Set exercise. Only one stretch of the data below should be repeated: the lines from the line containing "Recreate this image" through the line containing "const legendPad = 30;", inclusive, exactly as they are.

Code that draws figures:
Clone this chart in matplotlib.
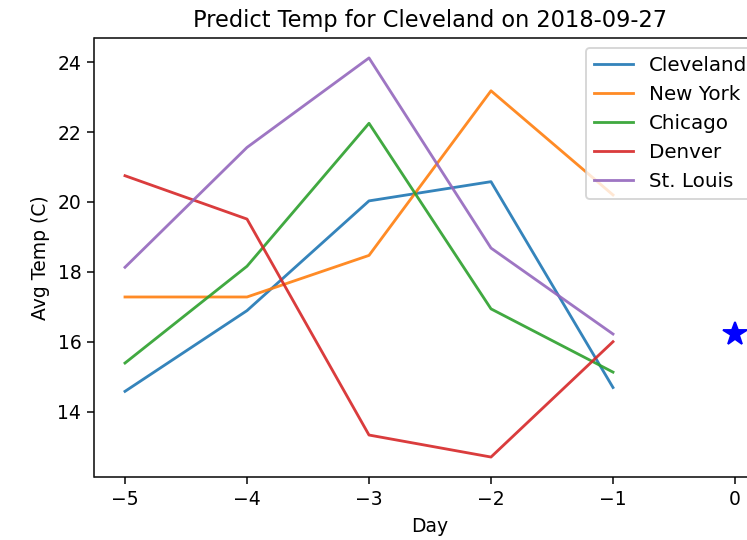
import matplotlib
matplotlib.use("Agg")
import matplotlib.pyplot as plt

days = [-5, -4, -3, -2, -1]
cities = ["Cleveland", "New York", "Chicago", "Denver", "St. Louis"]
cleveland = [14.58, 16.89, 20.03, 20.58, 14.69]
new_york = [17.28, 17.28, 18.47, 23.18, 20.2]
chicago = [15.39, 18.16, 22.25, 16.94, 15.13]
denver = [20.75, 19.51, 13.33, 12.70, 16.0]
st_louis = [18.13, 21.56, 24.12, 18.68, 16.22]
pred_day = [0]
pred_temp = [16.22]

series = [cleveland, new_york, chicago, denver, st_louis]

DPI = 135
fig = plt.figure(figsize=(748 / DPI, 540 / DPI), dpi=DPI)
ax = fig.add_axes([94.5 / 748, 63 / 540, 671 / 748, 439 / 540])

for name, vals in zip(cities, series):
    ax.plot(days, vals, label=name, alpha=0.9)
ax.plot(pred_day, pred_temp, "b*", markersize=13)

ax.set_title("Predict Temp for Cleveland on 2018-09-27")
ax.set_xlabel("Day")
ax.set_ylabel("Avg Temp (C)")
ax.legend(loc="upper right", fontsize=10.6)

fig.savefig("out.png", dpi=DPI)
---
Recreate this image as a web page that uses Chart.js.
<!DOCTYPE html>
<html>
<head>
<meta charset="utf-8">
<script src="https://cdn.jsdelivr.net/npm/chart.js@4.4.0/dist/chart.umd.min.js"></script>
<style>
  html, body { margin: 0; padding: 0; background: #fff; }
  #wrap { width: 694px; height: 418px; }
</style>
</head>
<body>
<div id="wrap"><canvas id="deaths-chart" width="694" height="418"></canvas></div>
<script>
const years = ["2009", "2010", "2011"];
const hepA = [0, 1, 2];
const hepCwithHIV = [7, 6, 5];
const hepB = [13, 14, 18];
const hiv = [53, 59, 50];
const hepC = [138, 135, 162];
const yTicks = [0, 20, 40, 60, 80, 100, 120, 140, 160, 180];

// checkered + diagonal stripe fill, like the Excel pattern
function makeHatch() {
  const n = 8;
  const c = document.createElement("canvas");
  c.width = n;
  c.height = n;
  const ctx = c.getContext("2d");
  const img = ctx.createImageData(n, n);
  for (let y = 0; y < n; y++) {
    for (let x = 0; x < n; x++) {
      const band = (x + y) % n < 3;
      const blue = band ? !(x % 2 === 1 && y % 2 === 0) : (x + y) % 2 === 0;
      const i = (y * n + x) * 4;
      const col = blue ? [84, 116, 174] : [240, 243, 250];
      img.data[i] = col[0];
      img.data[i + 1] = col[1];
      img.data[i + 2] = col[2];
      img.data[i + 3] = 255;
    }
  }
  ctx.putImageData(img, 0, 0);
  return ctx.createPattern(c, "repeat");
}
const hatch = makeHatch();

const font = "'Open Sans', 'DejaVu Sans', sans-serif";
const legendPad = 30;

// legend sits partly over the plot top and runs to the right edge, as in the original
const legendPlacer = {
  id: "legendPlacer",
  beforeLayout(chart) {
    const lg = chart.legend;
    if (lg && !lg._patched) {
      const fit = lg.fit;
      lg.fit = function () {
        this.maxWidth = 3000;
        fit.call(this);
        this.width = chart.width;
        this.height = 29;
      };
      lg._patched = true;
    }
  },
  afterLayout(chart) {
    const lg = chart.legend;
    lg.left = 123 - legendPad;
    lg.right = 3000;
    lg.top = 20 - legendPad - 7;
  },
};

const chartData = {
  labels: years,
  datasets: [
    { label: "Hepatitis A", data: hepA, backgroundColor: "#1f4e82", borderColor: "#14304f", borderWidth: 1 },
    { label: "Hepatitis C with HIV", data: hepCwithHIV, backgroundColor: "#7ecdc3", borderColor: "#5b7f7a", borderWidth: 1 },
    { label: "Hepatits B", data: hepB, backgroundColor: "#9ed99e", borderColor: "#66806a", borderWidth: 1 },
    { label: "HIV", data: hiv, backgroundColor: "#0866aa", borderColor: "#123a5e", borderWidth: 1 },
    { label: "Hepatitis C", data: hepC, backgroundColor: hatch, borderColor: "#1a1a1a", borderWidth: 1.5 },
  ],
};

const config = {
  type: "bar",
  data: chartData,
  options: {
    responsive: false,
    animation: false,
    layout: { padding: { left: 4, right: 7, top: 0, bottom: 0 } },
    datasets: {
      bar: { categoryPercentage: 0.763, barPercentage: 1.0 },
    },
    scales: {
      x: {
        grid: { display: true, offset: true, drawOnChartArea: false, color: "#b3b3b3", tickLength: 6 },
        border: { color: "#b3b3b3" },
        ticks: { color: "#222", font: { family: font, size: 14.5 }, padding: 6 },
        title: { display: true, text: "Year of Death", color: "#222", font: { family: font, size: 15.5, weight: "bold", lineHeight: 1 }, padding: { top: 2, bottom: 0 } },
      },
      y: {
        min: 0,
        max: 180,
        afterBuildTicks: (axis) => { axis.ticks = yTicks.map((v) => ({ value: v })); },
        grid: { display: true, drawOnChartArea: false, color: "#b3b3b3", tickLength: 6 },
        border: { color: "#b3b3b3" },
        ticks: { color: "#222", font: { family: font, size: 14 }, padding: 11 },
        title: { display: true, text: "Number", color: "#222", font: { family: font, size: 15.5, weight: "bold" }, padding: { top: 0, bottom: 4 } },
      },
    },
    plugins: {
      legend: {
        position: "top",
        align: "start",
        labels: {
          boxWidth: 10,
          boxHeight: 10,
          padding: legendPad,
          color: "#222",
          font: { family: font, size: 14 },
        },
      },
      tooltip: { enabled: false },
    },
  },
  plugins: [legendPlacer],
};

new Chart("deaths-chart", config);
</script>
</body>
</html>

Exercise result.
Recreate this image as a web page that uses Chart.js.
<!DOCTYPE html>
<html>
<head>
<meta charset="utf-8">
<script src="https://cdn.jsdelivr.net/npm/chart.js@4.4.0/dist/chart.umd.min.js"></script>
<style>
  html, body { margin: 0; padding: 0; background: #fff; }
  #wrap { width: 694px; height: 418px; }
</style>
</head>
<body>
<div id="wrap"><canvas id="deaths-chart" width="694" height="418"></canvas></div>
<script>
const years = ["2009", "2010", "2011"];
const hepA = [0, 1, 2];
const hepCwithHIV = [7, 6, 5];
const hepB = [13, 14, 18];
const hiv = [53, 59, 50];
const hepC = [138, 135, 162];
const yTicks = [0, 20, 40, 60, 80, 100, 120, 140, 160, 180];

// checkered + diagonal stripe fill, like the Excel pattern
function makeHatch() {
  const n = 8;
  const c = document.createElement("canvas");
  c.width = n;
  c.height = n;
  const ctx = c.getContext("2d");
  const img = ctx.createImageData(n, n);
  for (let y = 0; y < n; y++) {
    for (let x = 0; x < n; x++) {
      const band = (x + y) % n < 3;
      const blue = band ? !(x % 2 === 1 && y % 2 === 0) : (x + y) % 2 === 0;
      const i = (y * n + x) * 4;
      const col = blue ? [84, 116, 174] : [240, 243, 250];
      img.data[i] = col[0];
      img.data[i + 1] = col[1];
      img.data[i + 2] = col[2];
      img.data[i + 3] = 255;
    }
  }
  ctx.putImageData(img, 0, 0);
  return ctx.createPattern(c, "repeat");
}
const hatch = makeHatch();

const font = "'Open Sans', 'DejaVu Sans', sans-serif";
const legendPad = 30;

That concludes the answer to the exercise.